Finally, after years of hearing about, thinking about, and dreaming about the fantastic Shug Avery, Celie is at last going to meet Shug. Walker has classically constructed an "entrance scene" for Shug — that is, novelists and playwrights often like to create intense interest and curiosity about a major character before the reader (or viewer) "sees" that character. We, the readers or the audience, hear about this character from several viewpoints; we see a painting or a picture of the character, and thus we are psychologically "baited," anxiously awaiting this person who obviously plays a major role in other people's lives but who has not, as yet, been on stage.
In this case, we are fascinated by this Queen Honeybee, this high-stepping, blues moaning, good looking, sensuous jazz singer who is, to Mr. ________ and to Celie, everything that Celie is not. We have grown fond of Celie and have identified with her mistreatment and her loneliness; now we are at last going to meet a person who has hypnotically fascinated both Celie and Mr. _______. How, we wonder, can this magnetic woman hold such emotional power over two people so diametrically dissimilar as Celie and Mr. ________?

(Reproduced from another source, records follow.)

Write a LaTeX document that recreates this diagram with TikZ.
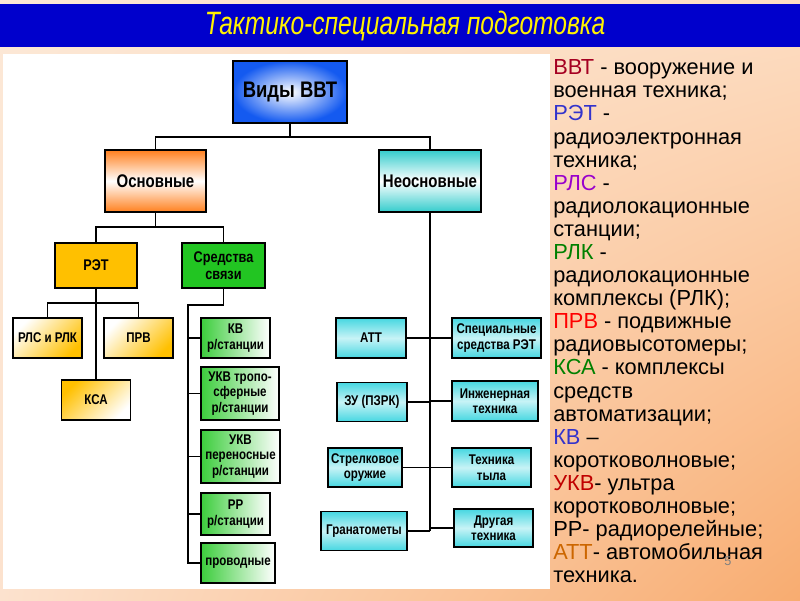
\documentclass[tikz,border=0pt]{standalone}
\usepackage{fontspec}
\usetikzlibrary{shadings}
\setmainfont{Liberation Sans}
\newfontfamily\narrowfont[FakeStretch=0.82]{Liberation Sans}
\newfontfamily\titlefont[FakeStretch=0.76]{Liberation Sans}
\newdimen\unitpx
\unitpx=0.025cm
\definecolor{bgA}{RGB}{252,232,214}
\definecolor{bgB}{RGB}{253,222,196}
\definecolor{bgC}{RGB}{252,226,206}
\definecolor{bgD}{RGB}{248,172,112}
\definecolor{titleblue}{RGB}{0,0,204}
\definecolor{vidyblue}{RGB}{20,90,240}
\definecolor{osnorange}{RGB}{255,128,30}
\definecolor{neocyan}{RGB}{51,204,204}
\definecolor{cyanbox}{RGB}{70,215,225}
\definecolor{retgold}{RGB}{255,192,0}
\definecolor{sviazgreen}{RGB}{34,197,34}
\definecolor{greenbox}{RGB}{60,205,60}
\definecolor{cVVT}{RGB}{165,0,33}
\definecolor{cRET}{RGB}{51,51,204}
\definecolor{cRLS}{RGB}{153,0,204}
\definecolor{cRLK}{RGB}{0,128,0}
\definecolor{cPRV}{RGB}{255,0,0}
\definecolor{cUKV}{RGB}{192,0,0}
\definecolor{cATT}{RGB}{204,102,0}
\begin{document}
\begin{tikzpicture}[x=0.025cm, y=-0.025cm,
    box/.style={draw, rectangle, line width=0.9pt, align=center, inner sep=1pt, font=\narrowfont\bfseries\fontsize{10}{11}\selectfont},
    sz/.style 2 args={minimum width=#1\unitpx, minimum height=#2\unitpx},
    topbox/.style={box, inner color=white, outer color=vidyblue, font=\narrowfont\bfseries\fontsize{16}{18}\selectfont},
    mainbox/.style={box, top color=#1, bottom color=#1, middle color=white, font=\narrowfont\bfseries\fontsize{13}{15}\selectfont},
    subbox/.style={box, fill=#1, font=\narrowfont\bfseries\fontsize{11}{12}\selectfont},
    goldbox/.style={box, left color=white, right color=retgold, shading angle=45},
    goldbox2/.style={box, left color=retgold, right color=white, shading angle=45},
    greenleaf/.style={box, left color=greenbox, right color=white},
    cyanleaf/.style={box, top color=cyanbox, bottom color=cyanbox, middle color=cyanbox!30},
    conn/.style={line width=0.8pt},
    title/.style={text=yellow, font=\titlefont\itshape\fontsize{23}{26}\selectfont},
    legend/.style={align=left, inner sep=0pt, font=\fontsize{15.5}{16.42}\selectfont}
]
\useasboundingbox (0,0) rectangle (800,600);
\shade[upper left=bgA, upper right=bgB, lower left=bgC, lower right=bgD] (0,0) rectangle (800,600);
\fill[titleblue] (0,4) rectangle (800,47);
\node[title] (head) at (405,26) {Тактико-специальная подготовка};
\fill[white] (3,54) rectangle (550,589);

\node[topbox, sz={114}{62}] (vidy) at (290,92) {Виды ВВТ};
\node[mainbox=osnorange, sz={101}{62}] (osn) at (155.5,181) {Основные};
\node[mainbox=neocyan, sz={102}{62}] (neosn) at (430,181) {Неосновные};
\node[subbox=retgold, sz={82}{45}] (ret) at (96,265.5) {РЭТ};
\node[subbox=sviazgreen, sz={83}{45}] (sviaz) at (223.5,265.5) {Средства\\связи};

\node[goldbox, sz={69}{40}] (rls) at (47.5,338) {РЛС и РЛК};
\node[goldbox, sz={69}{40}] (prv) at (138.5,338) {ПРВ};
\node[goldbox2, sz={69}{40}] (ksa) at (96,400) {КСА};

\node[greenleaf, sz={69}{40}] (kv) at (235.5,338) {КВ\\р/станции};
\node[greenleaf, sz={78}{53}] (ukvt) at (240,393.5) {УКВ тропо-\\сферные\\р/станции};
\node[greenleaf, sz={79}{53}] (ukvp) at (240.5,456.5) {УКВ\\переносные\\р/станции};
\node[greenleaf, sz={69}{42}] (rr) at (235.5,514) {РР\\р/станции};
\node[greenleaf, sz={74}{40}] (prov) at (238,563) {проводные};

\node[cyanleaf, sz={70}{40}] (att) at (371,338) {АТТ};
\node[cyanleaf, sz={89}{40}] (spec) at (496.5,338) {Специальные\\средства РЭТ};
\node[cyanleaf, sz={70}{39}] (zu) at (372,402) {ЗУ (ПЗРК)};
\node[cyanleaf, sz={86}{40}] (inzh) at (495,401) {Инженерная\\техника};
\node[cyanleaf, sz={74}{39}] (strel) at (365,467.5) {Стрелковое\\оружие};
\node[cyanleaf, sz={79}{39}] (tyl) at (491.5,467.5) {Техника\\тыла};
\node[cyanleaf, sz={86}{39}] (gran) at (364,531) {Гранатометы};
\node[cyanleaf, sz={79}{38}] (drug) at (493.5,528) {Другая\\техника};

\coordinate (j1) at (290,137);
\coordinate (j2) at (155.5,227);
\coordinate (j3) at (96,303);
\coordinate (j4) at (188,305);

\draw[conn] (vidy.south) -- (j1);
\draw[conn] (osn.north) |- (j1) -| (neosn.north);
\draw[conn] (osn.south) -- (j2);
\draw[conn] (ret.north) |- (j2) -| (sviaz.north);
\draw[conn] (ret.south) -- (ksa.north);
\draw[conn] (rls.north) |- (j3) -| (prv.north);
\draw[conn] (sviaz.south) |- (j4) -- (j4 |- prov) -- (prov.west);
\foreach \n in {kv,ukvt,ukvp,rr}
    \draw[conn] (\n.west) -- (\n -| j4);
\draw[conn] (neosn.south) -- (neosn |- gran);
\foreach \l/\r in {att/spec,zu/inzh,strel/tyl,gran/drug} {
    \draw[conn] (\l.east) -- (\l -| neosn);
    \draw[conn] (\r.west) -- (\r -| neosn);
}

\node[legend, anchor=north west] (legend) at (553,59.5) {%
{\color{cVVT}ВВТ} - вооружение и\\
военная техника;\\
{\color{cRET}РЭТ} -\\
радиоэлектронная\\
техника;\\
{\color{cRLS}РЛС} -\\
радиолокационные\\
станции;\\
{\color{cRLK}РЛК} -\\
радиолокационные\\
комплексы (РЛК);\\
{\color{cPRV}ПРВ} - подвижные\\
радиовысотомеры;\\
{\color{cRLK}КСА} - комплексы\\
средств\\
автоматизации;\\
{\color{cRET}КВ} --\\
коротковолновые;\\
{\color{cUKV}УКВ}- ультра\\
коротковолновые;\\
РР- радиорелейные;\\
{\color{cATT}АТТ}- автомобильная\\
техника.};
\node[text=gray, font=\fontsize{9}{9}\selectfont] (pnum) at (728,561) {5};
\end{tikzpicture}
\end{document}
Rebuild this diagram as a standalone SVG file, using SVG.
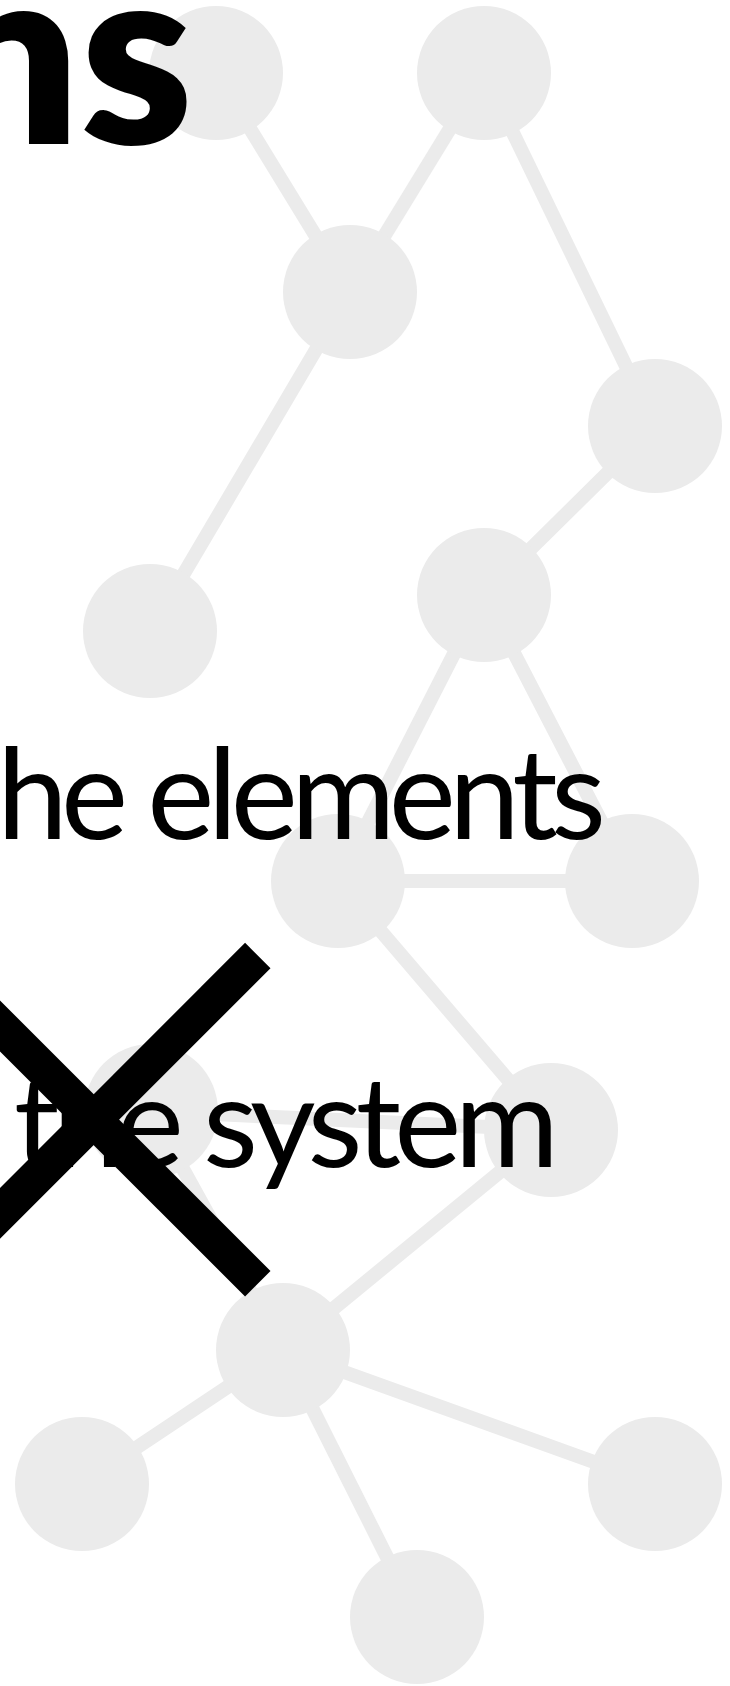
<svg xmlns="http://www.w3.org/2000/svg" width="730" height="1686" viewBox="0 0 730 1686">
  <style>
    .node { fill: #ebebeb; }
    .edge { stroke: #ebebeb; stroke-width: 14; fill: none; }
    .title { font-family: Lato, "Liberation Sans", sans-serif; font-weight: 800; font-size: 253px; fill: #000; }
    .body { font-family: Lato, "Liberation Sans", sans-serif; font-weight: 400; font-size: 127px; fill: #000; }
    .cross { stroke: #000; stroke-width: 36; stroke-linecap: butt; fill: none; }
  </style>
  <rect width="730" height="1686" fill="#fff"/>
  <g id="connectors">
    <line class="edge" x1="216" y1="73" x2="350" y2="292"/>
    <line class="edge" x1="484" y1="73" x2="350" y2="292"/>
    <line class="edge" x1="484" y1="73" x2="655" y2="426"/>
    <line class="edge" x1="350" y1="292" x2="150" y2="631"/>
    <line class="edge" x1="655" y1="426" x2="484" y2="595"/>
    <line class="edge" x1="484" y1="595" x2="338" y2="881"/>
    <line class="edge" x1="484" y1="595" x2="632" y2="881"/>
    <line class="edge" x1="338" y1="881" x2="632" y2="881"/>
    <line class="edge" x1="338" y1="881" x2="551" y2="1130"/>
    <line class="edge" x1="151" y1="1111" x2="551" y2="1130"/>
    <line class="edge" x1="151" y1="1111" x2="283" y2="1350"/>
    <line class="edge" x1="551" y1="1130" x2="283" y2="1350"/>
    <line class="edge" x1="283" y1="1350" x2="82" y2="1484"/>
    <line class="edge" x1="283" y1="1350" x2="655" y2="1484"/>
    <line class="edge" x1="283" y1="1350" x2="417" y2="1617"/>
  </g>
  <g id="node-1"><circle class="node" cx="216" cy="73" r="67"/></g>
  <g id="node-2"><circle class="node" cx="484" cy="73" r="67"/></g>
  <g id="node-3"><circle class="node" cx="350" cy="292" r="67"/></g>
  <g id="node-4"><circle class="node" cx="655" cy="426" r="67"/></g>
  <g id="node-5"><circle class="node" cx="150" cy="631" r="67"/></g>
  <g id="node-6"><circle class="node" cx="484" cy="595" r="67"/></g>
  <g id="node-7"><circle class="node" cx="338" cy="881" r="67"/></g>
  <g id="node-8"><circle class="node" cx="632" cy="881" r="67"/></g>
  <g id="node-9"><circle class="node" cx="151" cy="1111" r="67"/></g>
  <g id="node-10"><circle class="node" cx="551" cy="1130" r="67"/></g>
  <g id="node-11"><circle class="node" cx="283" cy="1350" r="67"/></g>
  <g id="node-12"><circle class="node" cx="82" cy="1484" r="67"/></g>
  <g id="node-13"><circle class="node" cx="655" cy="1484" r="67"/></g>
  <g id="node-14"><circle class="node" cx="417" cy="1617" r="67"/></g>
  <g id="title">
    <text class="title" x="193" y="144" text-anchor="end">ns</text>
  </g>
  <g id="text-elements">
    <text class="body" x="-3" y="839" textLength="609" lengthAdjust="spacing">he elements</text>
  </g>
  <g id="text-system">
    <text class="body" x="14" y="1167" textLength="545" lengthAdjust="spacing">the system</text>
  </g>
  <g id="cross-mark">
    <line class="cross" x1="257.8" y1="955.5" x2="-70.4" y2="1283.8"/>
    <line class="cross" x1="257.8" y1="1283.8" x2="-70.4" y2="955.5"/>
  </g>
</svg>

First off, in analyzing Shug Avery, we should note that Shug may be the Queen Honeybee in the jazz club where she sings, but obviously she reigns only while she sings. In this scene, she is ill, but no one offers to take care of her. On her own turf, she may be a queen of sorts, but her turf is a land of booze-and-blues, sort of an unreal after-hours Never-Never-Land, where the queen isn't supposed to get sick like real folks do. Shug's audience only loves her when she sings, and her lovers only enjoy her while they are in bed with her. In the bright light of day, the Queen Honeybee's outspoken individualism, as well as her "bad," cigarette-smoking, gin-drinking reputation, repels people, and her sickness only intensifies that feeling of repulsion. People gossip about Shug ("slut, hussy, heifer") and turn their backs on her and her "nasty woman disease." This sordid image of Shug is a shocking antithesis of what Celie and Mr. ________ have given us to believe was the "real," the glamorous Shug Avery.